# Need help with my driver...



## KingofSliceNDice (Oct 9, 2006)

First off, I use quite possibly the oldest driver on this board. I use an old school MIDI midsize driver jsut cause its all i can afford at the moment. My problem isnt the distance, but the fact that after my car wreck and with me playing baseball/softball for the last 20 years i cant keep my front foot from opening up on my drive which in turn causes me to live up to my name, BIG TIME SLICE. When i hit it solid, i hit it 260+ but that is less often than i would like. Most of the time my slice doesnt go but about 220, and that is not what a guy my size should be hitting. I dont know what in the world is going on, so if you guys need anymore info on the situation in order to provide help just ask.
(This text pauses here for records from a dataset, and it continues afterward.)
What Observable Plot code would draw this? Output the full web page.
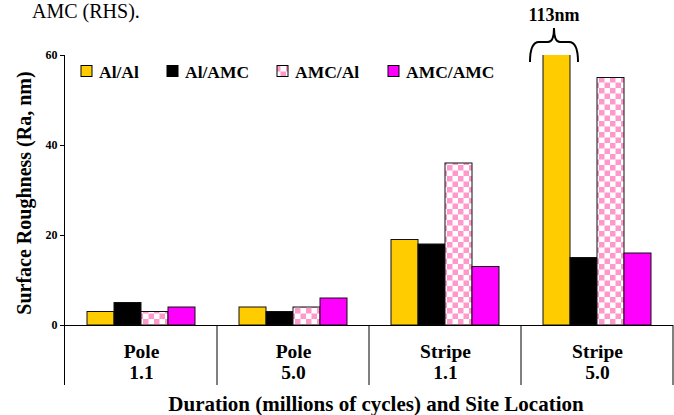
<!DOCTYPE html>
<html><head><meta charset="utf-8">
<script src="https://cdn.jsdelivr.net/npm/d3@7"></script>
<script src="https://cdn.jsdelivr.net/npm/@observablehq/plot@0.6"></script>
<style>
body{margin:0;background:#fff;}
#chart{position:relative;width:674px;height:415px;overflow:hidden;}
</style>
</head><body><div id="chart"></div>
<script>
// ---- data ----
const categories = ["Pole 1.1", "Pole 5.0", "Stripe 1.1", "Stripe 5.0"];
const series = ["Al/Al", "Al/AMC", "AMC/Al", "AMC/AMC"];
const alAl   = [3, 4, 19, 113];
const alAmc  = [5, 3, 18, 15];
const amcAl  = [3, 4, 36, 55];
const amcAmc = [4, 6, 13, 16];
const yTicks = [0, 20, 40, 60];
const colors = ["#FFCC00", "#000000", "url(#checker)", "#FF00FF"];
const annotation = "113nm";
const caption = "AMC (RHS).";
const yTitle = "Surface Roughness (Ra, nm)";
const xTitle = "Duration (millions of cycles) and Site Location";

const valuesBySeries = [alAl, alAmc, amcAl, amcAmc];
const data = [];
categories.forEach((c, i) => series.forEach((s, j) => data.push({cat: c, series: s, value: valuesBySeries[j][i]})));

const FONT = "'Liberation Serif', 'Times New Roman', serif";

const plot = Plot.plot({
  width: 674, height: 415,
  marginTop: 55, marginBottom: 90, marginLeft: 65, marginRight: 1,
  style: {fontFamily: FONT, fontWeight: "bold", fontSize: "12px", color: "#000", background: "transparent", overflow: "visible"},
  fx: {domain: categories, paddingInner: 0, paddingOuter: 0, label: null},
  x: {domain: series, paddingInner: 0, paddingOuter: 0.76, axis: null},
  y: {domain: [0, 60], label: null},
  color: {domain: series, range: colors},
  marks: [
    Plot.barY(data, {fx: "cat", x: "series", y: "value", fill: "series", stroke: "#111", strokeWidth: 1, clip: true}),
    Plot.ruleY([0], {stroke: "#000", strokeWidth: 1}),
    Plot.axisY({ticks: yTicks, tickSize: 5, tickPadding: 3, fontSize: 12, label: null, stroke: "#000", strokeOpacity: 1}),
    Plot.axisFx({anchor: "bottom", tickSize: 0, tickPadding: 17, fontSize: 19.5, lineHeight: 1.1, label: null,
                 tickFormat: d => d.replace(" ", "\n")})
  ]
});

document.getElementById("chart").appendChild(plot);

const svg = d3.select(plot);
svg.style("font-family", FONT);
// checker pattern
const defs = svg.insert("defs", ":first-child");
const pat = defs.append("pattern").attr("id", "checker").attr("patternUnits", "userSpaceOnUse")
  .attr("width", 11).attr("height", 11);
pat.append("rect").attr("width", 11).attr("height", 11).attr("fill", "#fff");
pat.append("rect").attr("width", 5.5).attr("height", 5.5).attr("fill", "#FF99CC");
pat.append("rect").attr("x", 5.5).attr("y", 5.5).attr("width", 5.5).attr("height", 5.5).attr("fill", "#FF99CC");

const fx = plot.scale("fx");
const y = plot.scale("y");
const y0 = y.apply(0);
const yTop = y.apply(60);
const bounds = categories.map(c => fx.apply(c));
bounds.push(fx.apply(categories[categories.length - 1]) + fx.bandwidth);
const yBottom = y0 + 60;

const ann = svg.append("g").attr("text-anchor", "start").style("font-family", FONT);
// y axis line & separators
ann.append("line").attr("x1", bounds[0] - 0.5).attr("x2", bounds[0] - 0.5).attr("y1", yTop).attr("y2", yBottom)
  .attr("stroke", "#000").attr("stroke-width", 1);
bounds.slice(1).forEach(b => ann.append("line").attr("x1", b).attr("x2", b).attr("y1", y0).attr("y2", yBottom)
  .attr("stroke", "#000").attr("stroke-width", 1));

function txt(x, yy, s, size, opts = {}) {
  const t = ann.append("text").attr("x", x).attr("y", yy).attr("text-anchor", opts.anchor || "start")
    .style("font-family", FONT).style("font-weight", opts.weight || "bold").style("font-size", size + "px").text(s);
  if (opts.transform) t.attr("transform", opts.transform);
  return t;
}
// titles
txt(376, 411, xTitle, 21, {anchor: "middle"});
txt(0, 0, yTitle, 20, {anchor: "middle", transform: `translate(31,${(y0 + yTop) / 2 + 3}) rotate(-90)`});
txt(32, 18, caption, 20, {weight: "normal"});

// legend
const legX = [81, 167, 277, 388];
series.forEach((s, i) => {
  ann.append("rect").attr("x", legX[i]).attr("y", 65.5).attr("width", 11).attr("height", 11)
    .attr("fill", colors[i]).attr("stroke", "#000").attr("stroke-width", 1);
  txt(legX[i] + 18, 78, s, 17.5);
});

// brace over clipped bar
const yellowRects = svg.selectAll("rect").nodes().filter(n => (n.getAttribute("fill") || "").toUpperCase() === "#FFCC00"
  && n.closest("defs") === null && n.parentNode !== ann.node());
let r = yellowRects.reduce((a, n) => (!a || n.getBoundingClientRect().height > a.getBoundingClientRect().height) ? n : a, null);
if (r) {
  const bb = r.getBoundingClientRect();
  const sb = plot.getBoundingClientRect();
  const bl = bb.left - sb.left, br = bb.right - sb.left;
  const x0 = bl - 13, x1 = br + 8, xm = (x0 + x1) / 2;
  const yb = 62, yh = 42, yt = 28;
  const d = `M${x0},${yb} Q${x0},${yh} ${x0 + 9},${yh} L${xm - 6},${yh} Q${xm},${yh} ${xm},${yt}` +
            ` M${xm},${yt} Q${xm},${yh} ${xm + 6},${yh} L${x1 - 9},${yh} Q${x1},${yh} ${x1},${yb}`;
  ann.append("path").attr("d", d).attr("fill", "none").attr("stroke", "#000").attr("stroke-width", 2);
  txt(xm, 21, annotation, 18, {anchor: "middle"});
}
</script>
</body></html>
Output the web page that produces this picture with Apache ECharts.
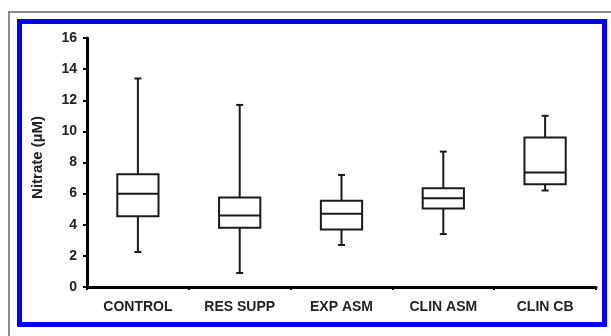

Thanks in advance.

Da Dicer


----------



## Capn Ramius (Oct 16, 2006)

Work on accuracy first.

It's not your size or strength that will ultimately give you distance, but your technique. A slower, smooth swing that you can ratchet up the power and speed on should be what you're trying to develop.

Slow down your backswing, take it as far back as you can, and follow through every time.

Don't worry about what you 'should' be getting.

Hit the practice range. Keep playing so you'll know what you need to practice.

I suspect you're right about slicing costing you distance.

Stay away from 'magic' balls, clubs, and training aids. That old driver was probably the newest and most expensive when it came out. Stick with it until you find something you really like and can afford. You'll need to make an adjustment, but you'll have something you can build on instead of starting from scratch.

Good luck.


----------